• **EXERCISE REQUIREMENTS**
The entries below should be quoted exactly, with no pictures carried over.

• **TASK DATA**
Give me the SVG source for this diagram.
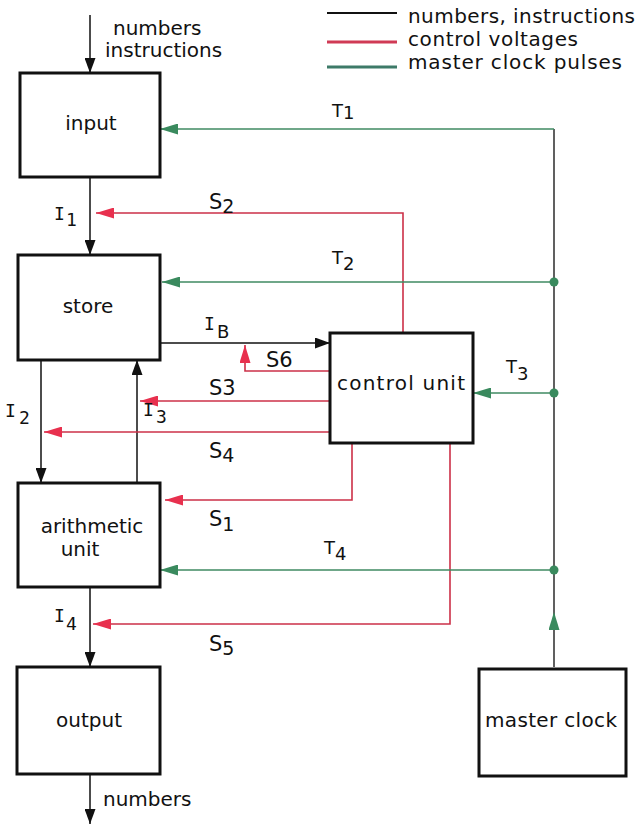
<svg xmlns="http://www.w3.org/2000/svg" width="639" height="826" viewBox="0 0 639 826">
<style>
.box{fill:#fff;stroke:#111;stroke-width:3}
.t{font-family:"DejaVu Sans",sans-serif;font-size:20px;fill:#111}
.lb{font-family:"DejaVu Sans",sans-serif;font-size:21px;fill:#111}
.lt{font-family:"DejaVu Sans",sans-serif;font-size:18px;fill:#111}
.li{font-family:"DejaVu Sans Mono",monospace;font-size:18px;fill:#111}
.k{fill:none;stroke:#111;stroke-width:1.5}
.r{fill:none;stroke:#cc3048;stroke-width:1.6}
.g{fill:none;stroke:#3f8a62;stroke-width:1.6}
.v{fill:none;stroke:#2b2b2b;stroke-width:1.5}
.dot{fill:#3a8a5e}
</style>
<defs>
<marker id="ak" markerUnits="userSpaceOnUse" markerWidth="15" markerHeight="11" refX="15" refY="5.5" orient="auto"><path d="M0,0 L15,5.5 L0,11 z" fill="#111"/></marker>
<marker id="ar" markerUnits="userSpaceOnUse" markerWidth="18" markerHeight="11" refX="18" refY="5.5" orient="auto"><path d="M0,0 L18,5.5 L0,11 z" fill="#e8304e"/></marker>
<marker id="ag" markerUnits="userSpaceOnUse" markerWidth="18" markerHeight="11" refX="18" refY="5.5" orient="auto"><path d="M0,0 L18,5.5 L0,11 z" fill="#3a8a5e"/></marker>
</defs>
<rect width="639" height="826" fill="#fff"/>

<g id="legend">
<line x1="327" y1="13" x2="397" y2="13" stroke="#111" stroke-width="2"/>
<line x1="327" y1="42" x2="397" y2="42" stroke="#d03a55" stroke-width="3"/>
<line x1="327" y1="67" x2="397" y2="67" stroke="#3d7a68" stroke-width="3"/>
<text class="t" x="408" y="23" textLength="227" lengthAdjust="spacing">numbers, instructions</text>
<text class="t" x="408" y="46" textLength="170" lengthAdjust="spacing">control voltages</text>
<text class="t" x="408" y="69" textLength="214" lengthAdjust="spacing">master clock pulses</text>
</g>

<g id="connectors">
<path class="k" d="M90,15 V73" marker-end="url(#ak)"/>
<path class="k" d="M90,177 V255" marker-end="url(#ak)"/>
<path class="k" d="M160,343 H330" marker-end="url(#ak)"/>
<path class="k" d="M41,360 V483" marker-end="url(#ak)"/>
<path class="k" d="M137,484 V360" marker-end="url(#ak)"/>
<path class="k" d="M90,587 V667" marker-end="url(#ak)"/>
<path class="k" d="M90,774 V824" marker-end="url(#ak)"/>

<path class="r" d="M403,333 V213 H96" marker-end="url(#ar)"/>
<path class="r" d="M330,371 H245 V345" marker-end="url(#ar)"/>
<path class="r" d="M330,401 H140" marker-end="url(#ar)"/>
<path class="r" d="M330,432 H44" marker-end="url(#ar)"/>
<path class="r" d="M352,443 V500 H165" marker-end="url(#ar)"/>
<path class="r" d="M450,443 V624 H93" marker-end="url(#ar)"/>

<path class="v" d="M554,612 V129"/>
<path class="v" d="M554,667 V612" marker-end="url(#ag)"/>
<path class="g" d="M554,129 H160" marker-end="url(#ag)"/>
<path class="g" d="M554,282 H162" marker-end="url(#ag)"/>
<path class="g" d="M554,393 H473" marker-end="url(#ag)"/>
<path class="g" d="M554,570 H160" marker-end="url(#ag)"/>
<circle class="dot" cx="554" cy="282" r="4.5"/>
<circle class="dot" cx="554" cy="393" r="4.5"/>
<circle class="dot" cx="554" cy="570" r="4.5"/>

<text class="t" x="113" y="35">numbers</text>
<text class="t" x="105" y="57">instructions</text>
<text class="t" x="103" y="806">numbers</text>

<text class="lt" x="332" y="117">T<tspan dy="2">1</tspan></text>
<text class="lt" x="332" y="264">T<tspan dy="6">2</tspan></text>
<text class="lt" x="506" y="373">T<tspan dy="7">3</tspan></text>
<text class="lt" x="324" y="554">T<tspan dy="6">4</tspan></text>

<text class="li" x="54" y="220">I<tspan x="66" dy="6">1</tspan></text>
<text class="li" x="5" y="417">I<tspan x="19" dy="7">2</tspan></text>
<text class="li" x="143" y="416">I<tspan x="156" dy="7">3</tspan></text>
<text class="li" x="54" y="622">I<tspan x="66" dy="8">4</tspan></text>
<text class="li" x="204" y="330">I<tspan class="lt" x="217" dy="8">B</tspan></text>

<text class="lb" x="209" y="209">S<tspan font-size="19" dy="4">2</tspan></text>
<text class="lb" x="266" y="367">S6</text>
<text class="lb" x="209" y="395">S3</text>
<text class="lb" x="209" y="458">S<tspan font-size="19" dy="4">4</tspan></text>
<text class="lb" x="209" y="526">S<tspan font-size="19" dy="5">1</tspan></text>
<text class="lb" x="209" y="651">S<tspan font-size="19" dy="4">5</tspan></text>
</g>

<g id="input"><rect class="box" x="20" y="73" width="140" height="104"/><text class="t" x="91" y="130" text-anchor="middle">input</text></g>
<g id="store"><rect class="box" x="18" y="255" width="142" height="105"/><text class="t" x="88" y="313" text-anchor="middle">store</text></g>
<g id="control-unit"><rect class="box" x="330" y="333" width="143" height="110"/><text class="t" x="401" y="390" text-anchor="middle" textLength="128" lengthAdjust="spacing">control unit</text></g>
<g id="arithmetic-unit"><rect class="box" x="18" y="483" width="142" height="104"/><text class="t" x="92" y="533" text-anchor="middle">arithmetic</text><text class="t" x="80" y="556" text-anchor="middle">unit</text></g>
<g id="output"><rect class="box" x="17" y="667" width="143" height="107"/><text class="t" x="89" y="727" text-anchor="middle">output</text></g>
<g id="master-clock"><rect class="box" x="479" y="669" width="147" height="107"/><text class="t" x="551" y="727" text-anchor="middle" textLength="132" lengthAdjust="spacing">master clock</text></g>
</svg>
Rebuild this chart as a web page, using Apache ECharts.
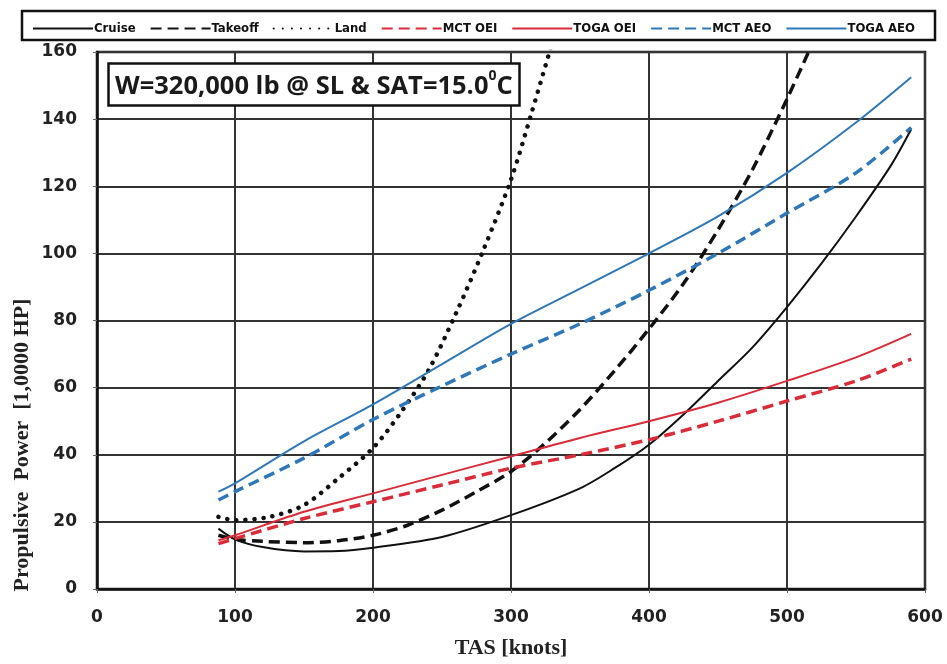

• **THE SOLUTION**
Give me the SVG source for this diagram.
<svg xmlns="http://www.w3.org/2000/svg" width="639" height="826" viewBox="0 0 639 826">
<style>
.box{fill:#fff;stroke:#111;stroke-width:3}
.t{font-family:"DejaVu Sans",sans-serif;font-size:20px;fill:#111}
.lb{font-family:"DejaVu Sans",sans-serif;font-size:21px;fill:#111}
.lt{font-family:"DejaVu Sans",sans-serif;font-size:18px;fill:#111}
.li{font-family:"DejaVu Sans Mono",monospace;font-size:18px;fill:#111}
.k{fill:none;stroke:#111;stroke-width:1.5}
.r{fill:none;stroke:#cc3048;stroke-width:1.6}
.g{fill:none;stroke:#3f8a62;stroke-width:1.6}
.v{fill:none;stroke:#2b2b2b;stroke-width:1.5}
.dot{fill:#3a8a5e}
</style>
<defs>
<marker id="ak" markerUnits="userSpaceOnUse" markerWidth="15" markerHeight="11" refX="15" refY="5.5" orient="auto"><path d="M0,0 L15,5.5 L0,11 z" fill="#111"/></marker>
<marker id="ar" markerUnits="userSpaceOnUse" markerWidth="18" markerHeight="11" refX="18" refY="5.5" orient="auto"><path d="M0,0 L18,5.5 L0,11 z" fill="#e8304e"/></marker>
<marker id="ag" markerUnits="userSpaceOnUse" markerWidth="18" markerHeight="11" refX="18" refY="5.5" orient="auto"><path d="M0,0 L18,5.5 L0,11 z" fill="#3a8a5e"/></marker>
</defs>
<rect width="639" height="826" fill="#fff"/>

<g id="legend">
<line x1="327" y1="13" x2="397" y2="13" stroke="#111" stroke-width="2"/>
<line x1="327" y1="42" x2="397" y2="42" stroke="#d03a55" stroke-width="3"/>
<line x1="327" y1="67" x2="397" y2="67" stroke="#3d7a68" stroke-width="3"/>
<text class="t" x="408" y="23" textLength="227" lengthAdjust="spacing">numbers, instructions</text>
<text class="t" x="408" y="46" textLength="170" lengthAdjust="spacing">control voltages</text>
<text class="t" x="408" y="69" textLength="214" lengthAdjust="spacing">master clock pulses</text>
</g>

<g id="connectors">
<path class="k" d="M90,15 V73" marker-end="url(#ak)"/>
<path class="k" d="M90,177 V255" marker-end="url(#ak)"/>
<path class="k" d="M160,343 H330" marker-end="url(#ak)"/>
<path class="k" d="M41,360 V483" marker-end="url(#ak)"/>
<path class="k" d="M137,484 V360" marker-end="url(#ak)"/>
<path class="k" d="M90,587 V667" marker-end="url(#ak)"/>
<path class="k" d="M90,774 V824" marker-end="url(#ak)"/>

<path class="r" d="M403,333 V213 H96" marker-end="url(#ar)"/>
<path class="r" d="M330,371 H245 V345" marker-end="url(#ar)"/>
<path class="r" d="M330,401 H140" marker-end="url(#ar)"/>
<path class="r" d="M330,432 H44" marker-end="url(#ar)"/>
<path class="r" d="M352,443 V500 H165" marker-end="url(#ar)"/>
<path class="r" d="M450,443 V624 H93" marker-end="url(#ar)"/>

<path class="v" d="M554,612 V129"/>
<path class="v" d="M554,667 V612" marker-end="url(#ag)"/>
<path class="g" d="M554,129 H160" marker-end="url(#ag)"/>
<path class="g" d="M554,282 H162" marker-end="url(#ag)"/>
<path class="g" d="M554,393 H473" marker-end="url(#ag)"/>
<path class="g" d="M554,570 H160" marker-end="url(#ag)"/>
<circle class="dot" cx="554" cy="282" r="4.5"/>
<circle class="dot" cx="554" cy="393" r="4.5"/>
<circle class="dot" cx="554" cy="570" r="4.5"/>

<text class="t" x="113" y="35">numbers</text>
<text class="t" x="105" y="57">instructions</text>
<text class="t" x="103" y="806">numbers</text>

<text class="lt" x="332" y="117">T<tspan dy="2">1</tspan></text>
<text class="lt" x="332" y="264">T<tspan dy="6">2</tspan></text>
<text class="lt" x="506" y="373">T<tspan dy="7">3</tspan></text>
<text class="lt" x="324" y="554">T<tspan dy="6">4</tspan></text>

<text class="li" x="54" y="220">I<tspan x="66" dy="6">1</tspan></text>
<text class="li" x="5" y="417">I<tspan x="19" dy="7">2</tspan></text>
<text class="li" x="143" y="416">I<tspan x="156" dy="7">3</tspan></text>
<text class="li" x="54" y="622">I<tspan x="66" dy="8">4</tspan></text>
<text class="li" x="204" y="330">I<tspan class="lt" x="217" dy="8">B</tspan></text>

<text class="lb" x="209" y="209">S<tspan font-size="19" dy="4">2</tspan></text>
<text class="lb" x="266" y="367">S6</text>
<text class="lb" x="209" y="395">S3</text>
<text class="lb" x="209" y="458">S<tspan font-size="19" dy="4">4</tspan></text>
<text class="lb" x="209" y="526">S<tspan font-size="19" dy="5">1</tspan></text>
<text class="lb" x="209" y="651">S<tspan font-size="19" dy="4">5</tspan></text>
</g>

<g id="input"><rect class="box" x="20" y="73" width="140" height="104"/><text class="t" x="91" y="130" text-anchor="middle">input</text></g>
<g id="store"><rect class="box" x="18" y="255" width="142" height="105"/><text class="t" x="88" y="313" text-anchor="middle">store</text></g>
<g id="control-unit"><rect class="box" x="330" y="333" width="143" height="110"/><text class="t" x="401" y="390" text-anchor="middle" textLength="128" lengthAdjust="spacing">control unit</text></g>
<g id="arithmetic-unit"><rect class="box" x="18" y="483" width="142" height="104"/><text class="t" x="92" y="533" text-anchor="middle">arithmetic</text><text class="t" x="80" y="556" text-anchor="middle">unit</text></g>
<g id="output"><rect class="box" x="17" y="667" width="143" height="107"/><text class="t" x="89" y="727" text-anchor="middle">output</text></g>
<g id="master-clock"><rect class="box" x="479" y="669" width="147" height="107"/><text class="t" x="551" y="727" text-anchor="middle" textLength="132" lengthAdjust="spacing">master clock</text></g>
</svg>
Rebuild this chart as a web page, using Apache ECharts.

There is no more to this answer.